Reproduce exactly, with no pictures, each line from the opening of the material down through the line containing "import plotly.graph_objects as go".

____

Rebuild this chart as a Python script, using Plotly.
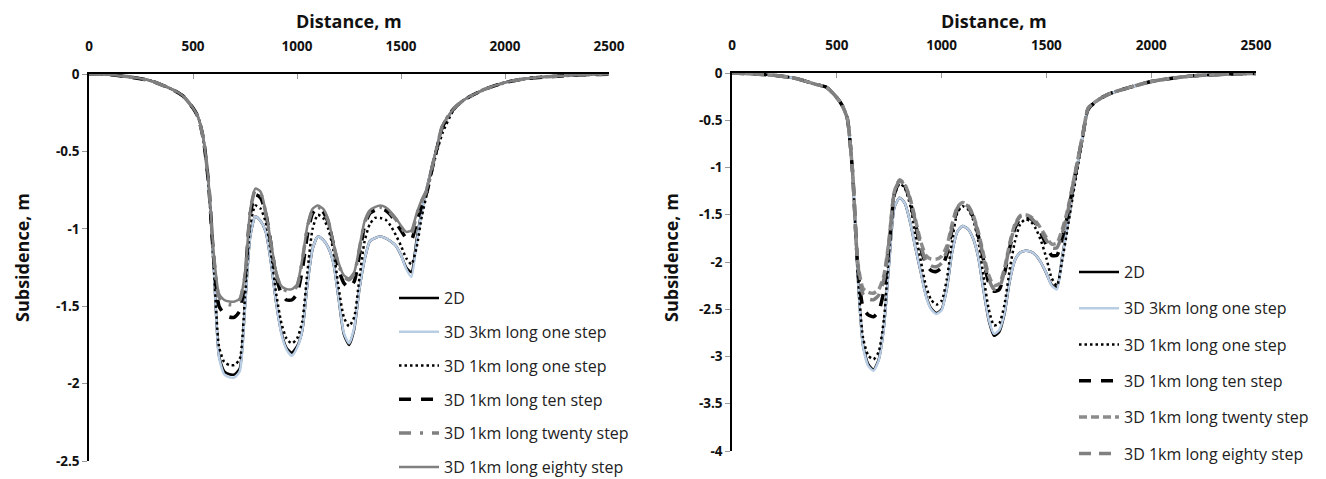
import plotly.graph_objects as go

# ---------------- data ----------------
distance = [0, 100, 200, 300, 400, 450, 500, 525, 550,
            575, 600, 625, 650, 675, 700, 725, 750, 775, 800,
            825, 850, 875, 900, 925, 950, 975, 1000, 1025, 1050, 1075, 1100,
            1125, 1150, 1175, 1200, 1225, 1250, 1275, 1300, 1325, 1350, 1375, 1400,
            1425, 1450, 1475, 1500, 1525, 1550, 1575, 1600, 1625, 1650, 1675, 1700,
            1750, 1800, 1900, 2000, 2100, 2200, 2300, 2400, 2500]

# Left panel
left_2d = [0, -0.005, -0.02, -0.045, -0.10, -0.14, -0.22, -0.28, -0.42,
           -0.72, -1.25, -1.82, -1.92, -1.94, -1.94, -1.90, -1.50, -1.05, -0.92,
           -0.95, -1.02, -1.22, -1.48, -1.67, -1.77, -1.80, -1.76, -1.66, -1.36, -1.13, -1.05,
           -1.07, -1.12, -1.22, -1.45, -1.68, -1.75, -1.65, -1.39, -1.20, -1.08, -1.06, -1.05,
           -1.06, -1.08, -1.11, -1.17, -1.25, -1.28, -1.07, -0.88, -0.73, -0.59, -0.46, -0.34,
           -0.23, -0.17, -0.10, -0.055, -0.03, -0.018, -0.01, -0.005, -0.002]
left_3km_one = [0, -0.005, -0.02, -0.045, -0.10, -0.14, -0.22, -0.28, -0.42,
                -0.72, -1.25, -1.83, -1.94, -1.96, -1.96, -1.92, -1.51, -1.05, -0.92,
                -0.95, -1.02, -1.22, -1.48, -1.68, -1.78, -1.82, -1.77, -1.66, -1.36, -1.13, -1.05,
                -1.07, -1.12, -1.22, -1.45, -1.67, -1.74, -1.64, -1.39, -1.20, -1.08, -1.06, -1.05,
                -1.06, -1.08, -1.11, -1.17, -1.26, -1.31, -1.09, -0.89, -0.73, -0.59, -0.46, -0.34,
                -0.23, -0.17, -0.10, -0.055, -0.03, -0.018, -0.01, -0.005, -0.002]
left_1km_one = [0, -0.005, -0.02, -0.045, -0.10, -0.14, -0.22, -0.28, -0.42,
                -0.72, -1.24, -1.76, -1.86, -1.88, -1.88, -1.84, -1.44, -0.98, -0.85,
                -0.87, -0.96, -1.16, -1.42, -1.61, -1.71, -1.74, -1.71, -1.60, -1.28, -1.00, -0.91,
                -0.93, -1.00, -1.14, -1.38, -1.57, -1.63, -1.57, -1.32, -1.08, -0.97, -0.93, -0.93,
                -0.94, -0.98, -1.04, -1.11, -1.19, -1.23, -1.12, -0.92, -0.77, -0.62, -0.49, -0.38,
                -0.24, -0.17, -0.10, -0.055, -0.03, -0.018, -0.01, -0.005, -0.002]
left_1km_ten = [0, -0.005, -0.02, -0.045, -0.10, -0.14, -0.22, -0.28, -0.42,
                -0.71, -1.20, -1.50, -1.55, -1.57, -1.57, -1.53, -1.32, -0.91, -0.78,
                -0.80, -0.90, -1.10, -1.31, -1.42, -1.46, -1.46, -1.42, -1.27, -1.04, -0.90, -0.87,
                -0.89, -0.96, -1.10, -1.26, -1.35, -1.38, -1.34, -1.17, -0.98, -0.90, -0.88, -0.87,
                -0.88, -0.91, -0.96, -1.01, -1.06, -1.07, -0.96, -0.85, -0.76, -0.61, -0.47, -0.34,
                -0.23, -0.17, -0.10, -0.055, -0.03, -0.018, -0.01, -0.005, -0.002]
left_1km_twenty = [0, -0.005, -0.02, -0.045, -0.10, -0.14, -0.22, -0.28, -0.42,
                   -0.70, -1.18, -1.44, -1.48, -1.49, -1.49, -1.46, -1.30, -0.89, -0.75,
                   -0.77, -0.90, -1.10, -1.29, -1.38, -1.40, -1.40, -1.37, -1.21, -0.99, -0.88, -0.86,
                   -0.88, -0.95, -1.10, -1.23, -1.31, -1.33, -1.29, -1.13, -0.96, -0.89, -0.87, -0.86,
                   -0.87, -0.90, -0.94, -0.99, -1.03, -1.03, -0.91, -0.82, -0.75, -0.60, -0.46, -0.33,
                   -0.23, -0.17, -0.10, -0.055, -0.03, -0.018, -0.01, -0.005, -0.002]
left_1km_eighty = [0, -0.005, -0.02, -0.045, -0.10, -0.14, -0.22, -0.28, -0.42,
                   -0.70, -1.16, -1.42, -1.46, -1.47, -1.47, -1.45, -1.29, -0.88, -0.74,
                   -0.76, -0.89, -1.09, -1.28, -1.37, -1.39, -1.39, -1.36, -1.20, -0.98, -0.87, -0.85,
                   -0.87, -0.94, -1.09, -1.22, -1.30, -1.32, -1.28, -1.12, -0.95, -0.88, -0.86, -0.85,
                   -0.86, -0.89, -0.93, -0.98, -1.02, -1.01, -0.90, -0.81, -0.74, -0.59, -0.46, -0.33,
                   -0.23, -0.17, -0.10, -0.055, -0.03, -0.018, -0.01, -0.005, -0.002]

# Right panel
right_2d = [0, -0.01, -0.025, -0.055, -0.12, -0.15, -0.26, -0.34, -0.48,
            -1.05, -2.15, -2.88, -3.08, -3.14, -3.03, -2.68, -2.00, -1.42, -1.32,
            -1.38, -1.58, -1.85, -2.10, -2.35, -2.49, -2.54, -2.50, -2.28, -1.90, -1.68, -1.62,
            -1.65, -1.75, -1.95, -2.30, -2.62, -2.78, -2.74, -2.55, -2.20, -1.98, -1.90, -1.88,
            -1.89, -1.93, -2.01, -2.12, -2.24, -2.27, -1.95, -1.62, -1.28, -0.95, -0.64, -0.38,
            -0.28, -0.22, -0.15, -0.09, -0.055, -0.03, -0.018, -0.01, -0.005]
right_3km_one = [0, -0.01, -0.025, -0.055, -0.12, -0.15, -0.26, -0.34, -0.48,
                 -1.05, -2.15, -2.89, -3.10, -3.15, -3.04, -2.69, -2.00, -1.42, -1.32,
                 -1.38, -1.58, -1.85, -2.10, -2.36, -2.50, -2.55, -2.51, -2.28, -1.90, -1.68, -1.62,
                 -1.65, -1.75, -1.95, -2.30, -2.61, -2.76, -2.72, -2.54, -2.20, -1.98, -1.90, -1.88,
                 -1.89, -1.93, -2.01, -2.12, -2.25, -2.29, -1.96, -1.62, -1.28, -0.95, -0.64, -0.38,
                 -0.28, -0.22, -0.15, -0.09, -0.055, -0.03, -0.018, -0.01, -0.005]
right_1km_one = [0, -0.01, -0.025, -0.055, -0.12, -0.15, -0.26, -0.34, -0.48,
                 -1.05, -2.12, -2.80, -2.99, -3.03, -2.95, -2.60, -1.88, -1.30, -1.17,
                 -1.22, -1.40, -1.70, -1.98, -2.25, -2.40, -2.45, -2.41, -2.18, -1.78, -1.48, -1.41,
                 -1.44, -1.55, -1.78, -2.15, -2.50, -2.67, -2.65, -2.45, -2.08, -1.78, -1.60, -1.55,
                 -1.57, -1.65, -1.78, -1.96, -2.17, -2.25, -1.99, -1.66, -1.32, -0.99, -0.67, -0.39,
                 -0.28, -0.22, -0.15, -0.09, -0.055, -0.03, -0.018, -0.01, -0.005]
right_1km_ten = [0, -0.01, -0.025, -0.055, -0.12, -0.15, -0.26, -0.34, -0.48,
                 -1.04, -2.05, -2.48, -2.56, -2.58, -2.52, -2.30, -1.82, -1.28, -1.15,
                 -1.20, -1.36, -1.60, -1.85, -2.02, -2.09, -2.10, -2.06, -1.92, -1.66, -1.45, -1.39,
                 -1.42, -1.52, -1.72, -1.98, -2.22, -2.31, -2.29, -2.12, -1.85, -1.64, -1.54, -1.52,
                 -1.54, -1.60, -1.70, -1.82, -1.93, -1.93, -1.75, -1.52, -1.22, -0.93, -0.64, -0.38,
                 -0.28, -0.22, -0.15, -0.09, -0.055, -0.03, -0.018, -0.01, -0.005]
right_1km_twenty = [0, -0.01, -0.025, -0.055, -0.12, -0.15, -0.26, -0.34, -0.48,
                    -1.04, -2.00, -2.28, -2.32, -2.33, -2.29, -2.14, -1.75, -1.25, -1.13,
                    -1.18, -1.33, -1.55, -1.78, -1.93, -1.97, -1.97, -1.94, -1.83, -1.60, -1.42, -1.37,
                    -1.40, -1.50, -1.68, -1.92, -2.14, -2.25, -2.23, -2.07, -1.80, -1.60, -1.51, -1.50,
                    -1.52, -1.57, -1.65, -1.74, -1.81, -1.80, -1.66, -1.46, -1.19, -0.91, -0.63, -0.37,
                    -0.28, -0.22, -0.15, -0.09, -0.055, -0.03, -0.018, -0.01, -0.005]
right_1km_eighty = [0, -0.01, -0.025, -0.055, -0.12, -0.15, -0.26, -0.34, -0.48,
                    -1.04, -2.02, -2.34, -2.39, -2.40, -2.35, -2.18, -1.77, -1.26, -1.14,
                    -1.19, -1.34, -1.57, -1.82, -1.99, -2.04, -2.05, -2.01, -1.88, -1.63, -1.43, -1.38,
                    -1.41, -1.51, -1.70, -1.95, -2.18, -2.29, -2.27, -2.10, -1.82, -1.62, -1.52, -1.51,
                    -1.53, -1.59, -1.67, -1.77, -1.85, -1.85, -1.70, -1.49, -1.20, -0.92, -0.64, -0.37,
                    -0.28, -0.22, -0.15, -0.09, -0.055, -0.03, -0.018, -0.01, -0.005]

series_names = ["2D", "3D 3km long one step", "3D 1km long one step",
                "3D 1km long ten step", "3D 1km long twenty step", "3D 1km long eighty step"]

x_tickvals = [0, 500, 1000, 1500, 2000, 2500]
x_ticktext = ["0", "500", "1000", "1500", "2000", "2500"]
left_tickvals = [0, -0.5, -1, -1.5, -2, -2.5]
left_ticktext = ["0", "-0.5", "-1", "-1.5", "-2", "-2.5"]
right_tickvals = [0, -0.5, -1, -1.5, -2, -2.5, -3, -3.5, -4]
right_ticktext = ["0", "-0.5", "-1", "-1.5", "-2", "-2.5", "-3", "-3.5", "-4"]

# ---------------- layout helpers ----------------
PAGE_W, PAGE_H = 1326, 479
OFF = 8                      # default body margin of the html page
W, H = PAGE_W - OFF, PAGE_H - OFF


def px(p):   # page x pixel -> paper fraction
    return (p - OFF) / W


def py(p):   # page y pixel -> paper fraction
    return 1 - (p - OFF) / H


FONT = "Open Sans"
BLACK = "#000000"
BLUE = "#b9cde5"
GRAY = "#808080"

left_styles = [
    dict(color=BLACK, width=2.5, dash="solid"),
    dict(color=BLUE, width=2.5, dash="solid"),
    dict(color=BLACK, width=2.5, dash="2.5px,3px"),
    dict(color=BLACK, width=3.5, dash="12px,10px"),
    dict(color=GRAY, width=3.5, dash="12px,9px,3px,9px"),
    dict(color=GRAY, width=2.5, dash="solid"),
]
right_styles = [
    dict(color=BLACK, width=2.5, dash="solid"),
    dict(color=BLUE, width=2.5, dash="solid"),
    dict(color=BLACK, width=2.5, dash="2.5px,3px"),
    dict(color=BLACK, width=3.5, dash="12px,10px"),
    dict(color="#8c8c8c", width=3.5, dash="8px,4px"),
    dict(color=GRAY, width=3.5, dash="12px,8px"),
]

fig = go.Figure()

left_data = [left_2d, left_3km_one, left_1km_one, left_1km_ten, left_1km_twenty, left_1km_eighty]
right_data = [right_2d, right_3km_one, right_1km_one, right_1km_ten, right_1km_twenty, right_1km_eighty]

for i, (name, ys, st) in enumerate(zip(series_names, left_data, left_styles)):
    fig.add_trace(go.Scatter(
        x=distance, y=ys, name=name, mode="lines",
        line=dict(color=st["color"], width=st["width"], dash=st["dash"], shape="spline", smoothing=0.6),
        xaxis="x", yaxis="y", legend="legend", legendgroup=f"L{i}",
    ))

for i, (name, ys, st) in enumerate(zip(series_names, right_data, right_styles)):
    fig.add_trace(go.Scatter(
        x=distance, y=ys, name=name, mode="lines",
        line=dict(color=st["color"], width=st["width"], dash=st["dash"], shape="spline", smoothing=0.6),
        xaxis="x2", yaxis="y2", legend="legend2", legendgroup=f"R{i}",
    ))

tick_font = dict(family=FONT, size=13.5, color="#111", weight=700)


def bold(labels):
    return ["<b>" + t + "</b>" for t in labels]


def xaxis_cfg(dom, anchor):
    return dict(
        domain=dom, anchor=anchor, side="top", range=[0, 2500],
        tickvals=x_tickvals, ticktext=bold(x_ticktext), tickfont=tick_font,
        ticks="inside", ticklen=5, tickcolor="#999", tickwidth=1,
        ticklabelstandoff=16, automargin=False,
        showline=True, linecolor=BLACK, linewidth=1.5,
        showgrid=False, zeroline=False, layer="below traces", fixedrange=True,
    )


def yaxis_cfg(dom, anchor, rng, tv, tt):
    return dict(
        domain=dom, anchor=anchor, range=rng,
        tickvals=tv, ticktext=bold(tt), tickfont=tick_font,
        ticks="outside", ticklen=5, tickcolor="#999", tickwidth=1,
        automargin=False,
        showline=True, linecolor=BLACK, linewidth=1.5,
        showgrid=False, zeroline=False, layer="below traces", fixedrange=True,
    )


title_font = dict(family=FONT, size=18, color="#111")
legend_font = dict(family=FONT, size=16, color="#222")

fig.update_layout(
    width=W, height=H,
    margin=dict(l=0, r=0, t=0, b=0, autoexpand=False),
    paper_bgcolor="white", plot_bgcolor="white",
    xaxis=xaxis_cfg([px(89), px(609)], "y"),
    yaxis=yaxis_cfg([py(461), py(74)], "x", [-2.5, 0], left_tickvals, left_ticktext),
    xaxis2=xaxis_cfg([px(732), px(1256)], "y2"),
    yaxis2=yaxis_cfg([py(451), py(73)], "x2", [-4, 0], right_tickvals, right_ticktext),
    legend=dict(
        x=px(394), y=py(281), xanchor="left", yanchor="top",
        bgcolor="rgba(0,0,0,0)", font=legend_font,
        itemwidth=40, traceorder="grouped", tracegroupgap=10,
    ),
    legend2=dict(
        x=px(1074), y=py(255), xanchor="left", yanchor="top",
        bgcolor="rgba(0,0,0,0)", font=legend_font,
        itemwidth=40, traceorder="grouped", tracegroupgap=12.5,
    ),
    annotations=[
        dict(text="<b>Distance, m</b>", x=px(349), y=py(21), xref="paper", yref="paper",
             xanchor="center", yanchor="middle", showarrow=False, font=title_font),
        dict(text="<b>Distance, m</b>", x=px(994), y=py(21), xref="paper", yref="paper",
             xanchor="center", yanchor="middle", showarrow=False, font=title_font),
        dict(text="<b>Subsidence, m</b>", x=px(22), y=py(258), xref="paper", yref="paper",
             xanchor="center", yanchor="middle", showarrow=False, textangle=-90, font=title_font),
        dict(text="<b>Subsidence, m</b>", x=px(671), y=py(258), xref="paper", yref="paper",
             xanchor="center", yanchor="middle", showarrow=False, textangle=-90, font=title_font),
    ],
)

fig.write_html("out.html")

____

▸ **Result of this exercise**
Rebuild this chart as a Python script, using Plotly.
import plotly.graph_objects as go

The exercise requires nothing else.